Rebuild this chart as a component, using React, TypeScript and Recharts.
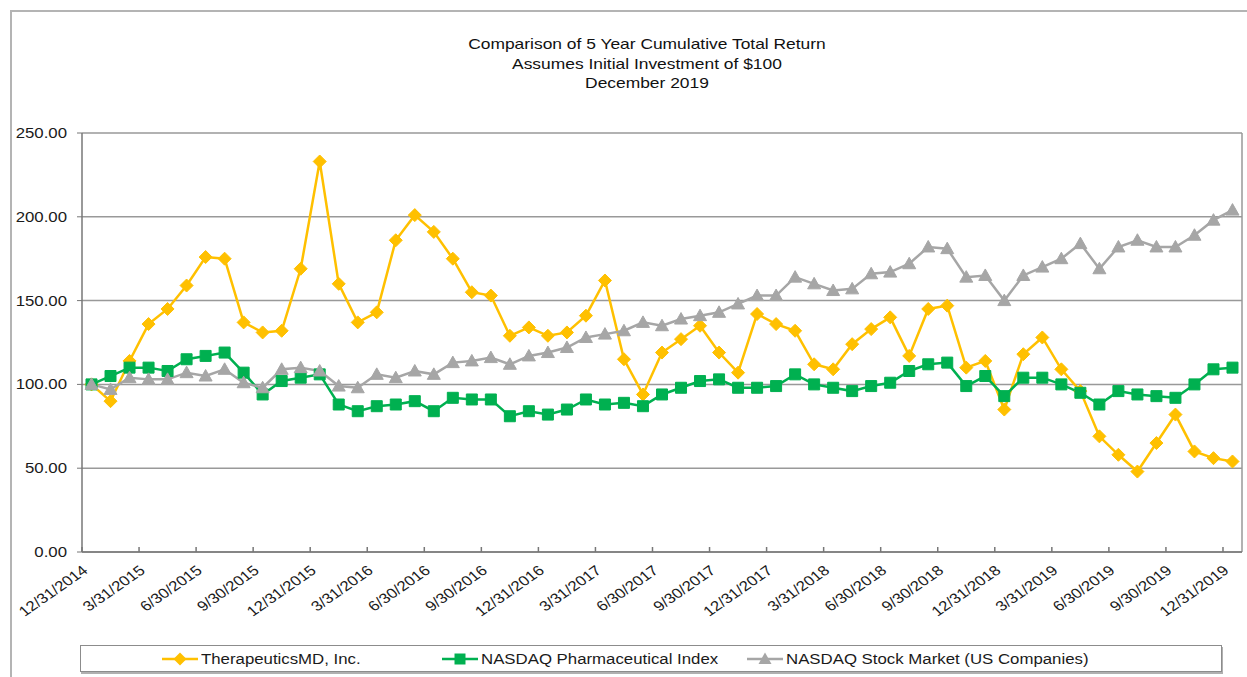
import React from 'react'
import { LineChart, Line, XAxis, YAxis, CartesianGrid, ReferenceLine } from 'recharts'

// month-end values, 12/31/2014 .. 12/31/2019
const THERAPEUTICS = [
  100, 90, 114, 136, 145, 159, 176, 175, 137, 131,
  132, 169, 233, 160, 137, 143, 186, 201, 191, 175,
  155, 153, 129, 134, 129, 131, 141, 162, 115, 94,
  119, 127, 135, 119, 107, 142, 136, 132, 112, 109,
  124, 133, 140, 117, 145, 147, 110, 114, 85, 118,
  128, 109, 96, 69, 58, 48, 65, 82, 60, 56,
  54,
]
const PHARMA = [
  100, 105, 110, 110, 108, 115, 117, 119, 107, 94,
  102, 104, 106, 88, 84, 87, 88, 90, 84, 92,
  91, 91, 81, 84, 82, 85, 91, 88, 89, 87,
  94, 98, 102, 103, 98, 98, 99, 106, 100, 98,
  96, 99, 101, 108, 112, 113, 99, 105, 93, 104,
  104, 100, 95, 88, 96, 94, 93, 92, 100, 109,
  110,
]
const NASDAQ = [
  100, 97, 104, 103, 103, 107, 105, 109, 101, 98,
  109, 110, 108, 99, 98, 106, 104, 108, 106, 113,
  114, 116, 112, 117, 119, 122, 128, 130, 132, 137,
  135, 139, 141, 143, 148, 153, 153, 164, 160, 156,
  157, 166, 167, 172, 182, 181, 164, 165, 150, 165,
  170, 175, 184, 169, 182, 186, 182, 182, 189, 198,
  204,
]

const QUARTER_LABELS = [
  '12/31/2014', '3/31/2015', '6/30/2015', '9/30/2015', '12/31/2015',
  '3/31/2016', '6/30/2016', '9/30/2016', '12/31/2016', '3/31/2017',
  '6/30/2017', '9/30/2017', '12/31/2017', '3/31/2018', '6/30/2018',
  '9/30/2018', '12/31/2018', '3/31/2019', '6/30/2019', '9/30/2019',
  '12/31/2019',
]

const Y_TICKS = [0, 50, 100, 150, 200, 250]

const SERIES = [
  { key: 'tmdx', name: 'TherapeuticsMD, Inc.', color: '#FFC000', shape: 'diamond' },
  { key: 'pharma', name: 'NASDAQ Pharmaceutical Index', color: '#00B050', shape: 'square' },
  { key: 'nasdaq', name: 'NASDAQ Stock Market (US Companies)', color: '#A6A6A6', shape: 'triangle' },
]

const data = THERAPEUTICS.map((v, i) => ({
  idx: i,
  tmdx: v,
  pharma: PHARMA[i],
  nasdaq: NASDAQ[i],
}))

// category boundaries (Excel style, ticks between months)
const xTicks = QUARTER_LABELS.map((_, k) => k * 3 - 0.5)

const FONT = '"Liberation Sans", Arial, sans-serif'
const STRETCH = 1.2

function markerPath(shape: string, cx: number, cy: number) {
  if (shape === 'diamond') return `M${cx},${cy - 6.5}L${cx + 6.5},${cy}L${cx},${cy + 6.5}L${cx - 6.5},${cy}Z`
  if (shape === 'square') return `M${cx - 5.5},${cy - 5.5}h11v11h-11Z`
  return `M${cx},${cy - 6.5}L${cx + 6.5},${cy + 5}L${cx - 6.5},${cy + 5}Z`
}

function makeDot(shape: string, color: string) {
  return (props: any) => {
    const { cx, cy, index } = props
    if (cx == null || cy == null) return <g key={index} />
    return <path key={index} d={markerPath(shape, cx, cy)} fill={color} stroke={color} strokeWidth={1} />
  }
}

function XTick(props: any) {
  const { x, y, payload } = props
  const label = QUARTER_LABELS[Math.round((payload.value + 0.5) / 3)]
  return (
    <g>
      <line x1={x} x2={x} y1={y - 5} y2={y} stroke="#777" strokeWidth={1.5} />
      <text
        transform={`translate(${x + 7},${y + 20}) scale(${STRETCH},1) rotate(-40)`}
        textAnchor="end"
        fontSize={14}
        fontFamily={FONT}
        fill="#1a1a1a"
      >
        {label}
      </text>
    </g>
  )
}

function YTick(props: any) {
  const { x, y, payload } = props
  return (
    <text
      transform={`translate(${x},${y + 5}) scale(${STRETCH},1)`}
      textAnchor="end"
      fontSize={14}
      fontFamily={FONT}
      fill="#1a1a1a"
    >
      {payload.value.toFixed(2)}
    </text>
  )
}

function LegendBox() {
  const pos = [160, 440, 745]
  return (
    <div
      style={{
        position: 'absolute',
        left: 80,
        top: 645,
        width: 1140,
        height: 25,
        border: '1px solid #8c8c8c',
        boxShadow: '1px 2px 0 #b0b0b0',
        background: '#fff',
      }}
    >
      {SERIES.map((s, i) => (
        <div
          key={s.key}
          style={{ position: 'absolute', left: pos[i] - 80, top: 0, height: 25, display: 'flex', alignItems: 'center' }}
        >
          <svg width={38} height={16}>
            <line x1={1} x2={37} y1={8} y2={8} stroke={s.color} strokeWidth={2.5} />
            <path d={markerPath(s.shape, 19, 8)} fill={s.color} />
          </svg>
          <span
            style={{
              fontFamily: FONT,
              fontSize: 14,
              color: '#1a1a1a',
              marginLeft: 2,
              display: 'inline-block',
              transform: `scaleX(${STRETCH})`,
              transformOrigin: 'left center',
              whiteSpace: 'nowrap',
            }}
          >
            {s.name}
          </span>
        </div>
      ))}
    </div>
  )
}

export default function App() {
  return (
    <div style={{ position: 'fixed', left: 0, top: 0, width: 1247, height: 677, overflow: 'hidden', background: '#fff' }}>
      <div
        style={{
          position: 'absolute',
          left: 10,
          top: 10,
          width: 1260,
          height: 700,
          borderLeft: '2px solid #b4b4b4',
          borderTop: '2px solid #b4b4b4',
        }}
      />
      <div
        style={{
          position: 'absolute',
          left: 0,
          width: 1294,
          top: 35,
          textAlign: 'center',
          fontFamily: FONT,
          fontSize: 14.5,
          lineHeight: '19.5px',
          color: '#111',
        }}
      >
        <div style={{ display: 'inline-block', transform: `scaleX(${STRETCH})` }}>
          Comparison of 5 Year Cumulative Total Return
          <br />
          Assumes Initial Investment of $100
          <br />
          December 2019
        </div>
      </div>
      <div style={{ position: 'absolute', left: 0, top: 0 }}>
        <LineChart width={1247} height={677} data={data} margin={{ top: 133, right: 5, bottom: 5, left: 0 }}>
          <CartesianGrid vertical={false} stroke="#999" strokeWidth={1.5} />
          <XAxis
            dataKey="idx"
            type="number"
            domain={[-0.5, 60.5]}
            ticks={xTicks}
            interval={0}
            height={120}
            tickLine={false}
            tickSize={0}
            tickMargin={0}
            axisLine={{ stroke: '#777', strokeWidth: 1.5 }}
            tick={<XTick />}
          />
          <YAxis
            type="number"
            domain={[0, 250]}
            ticks={Y_TICKS}
            interval={0}
            width={82}
            tickSize={5}
            tickMargin={10}
            tickLine={{ stroke: '#777' }}
            axisLine={{ stroke: '#777', strokeWidth: 1.5 }}
            tick={<YTick />}
          />
          <ReferenceLine x={60.5} stroke="#999" strokeWidth={1.5} />
          {SERIES.map((s) => (
            <Line
              key={s.key}
              dataKey={s.key}
              name={s.name}
              type="linear"
              stroke={s.color}
              strokeWidth={2.5}
              dot={makeDot(s.shape, s.color)}
              activeDot={false}
              isAnimationActive={false}
            />
          ))}
        </LineChart>
      </div>
      <LegendBox />
    </div>
  )
}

········

§ Your instructions
Leave out any pictures and return exactly the lines from the beginning of the data through the line with "const STRETCH = 1.2", inclusive.

§ Task answer
Rebuild this chart as a component, using React, TypeScript and Recharts.
import React from 'react'
import { LineChart, Line, XAxis, YAxis, CartesianGrid, ReferenceLine } from 'recharts'

// month-end values, 12/31/2014 .. 12/31/2019
const THERAPEUTICS = [
  100, 90, 114, 136, 145, 159, 176, 175, 137, 131,
  132, 169, 233, 160, 137, 143, 186, 201, 191, 175,
  155, 153, 129, 134, 129, 131, 141, 162, 115, 94,
  119, 127, 135, 119, 107, 142, 136, 132, 112, 109,
  124, 133, 140, 117, 145, 147, 110, 114, 85, 118,
  128, 109, 96, 69, 58, 48, 65, 82, 60, 56,
  54,
]
const PHARMA = [
  100, 105, 110, 110, 108, 115, 117, 119, 107, 94,
  102, 104, 106, 88, 84, 87, 88, 90, 84, 92,
  91, 91, 81, 84, 82, 85, 91, 88, 89, 87,
  94, 98, 102, 103, 98, 98, 99, 106, 100, 98,
  96, 99, 101, 108, 112, 113, 99, 105, 93, 104,
  104, 100, 95, 88, 96, 94, 93, 92, 100, 109,
  110,
]
const NASDAQ = [
  100, 97, 104, 103, 103, 107, 105, 109, 101, 98,
  109, 110, 108, 99, 98, 106, 104, 108, 106, 113,
  114, 116, 112, 117, 119, 122, 128, 130, 132, 137,
  135, 139, 141, 143, 148, 153, 153, 164, 160, 156,
  157, 166, 167, 172, 182, 181, 164, 165, 150, 165,
  170, 175, 184, 169, 182, 186, 182, 182, 189, 198,
  204,
]

const QUARTER_LABELS = [
  '12/31/2014', '3/31/2015', '6/30/2015', '9/30/2015', '12/31/2015',
  '3/31/2016', '6/30/2016', '9/30/2016', '12/31/2016', '3/31/2017',
  '6/30/2017', '9/30/2017', '12/31/2017', '3/31/2018', '6/30/2018',
  '9/30/2018', '12/31/2018', '3/31/2019', '6/30/2019', '9/30/2019',
  '12/31/2019',
]

const Y_TICKS = [0, 50, 100, 150, 200, 250]

const SERIES = [
  { key: 'tmdx', name: 'TherapeuticsMD, Inc.', color: '#FFC000', shape: 'diamond' },
  { key: 'pharma', name: 'NASDAQ Pharmaceutical Index', color: '#00B050', shape: 'square' },
  { key: 'nasdaq', name: 'NASDAQ Stock Market (US Companies)', color: '#A6A6A6', shape: 'triangle' },
]

const data = THERAPEUTICS.map((v, i) => ({
  idx: i,
  tmdx: v,
  pharma: PHARMA[i],
  nasdaq: NASDAQ[i],
}))

// category boundaries (Excel style, ticks between months)
const xTicks = QUARTER_LABELS.map((_, k) => k * 3 - 0.5)

const FONT = '"Liberation Sans", Arial, sans-serif'
const STRETCH = 1.2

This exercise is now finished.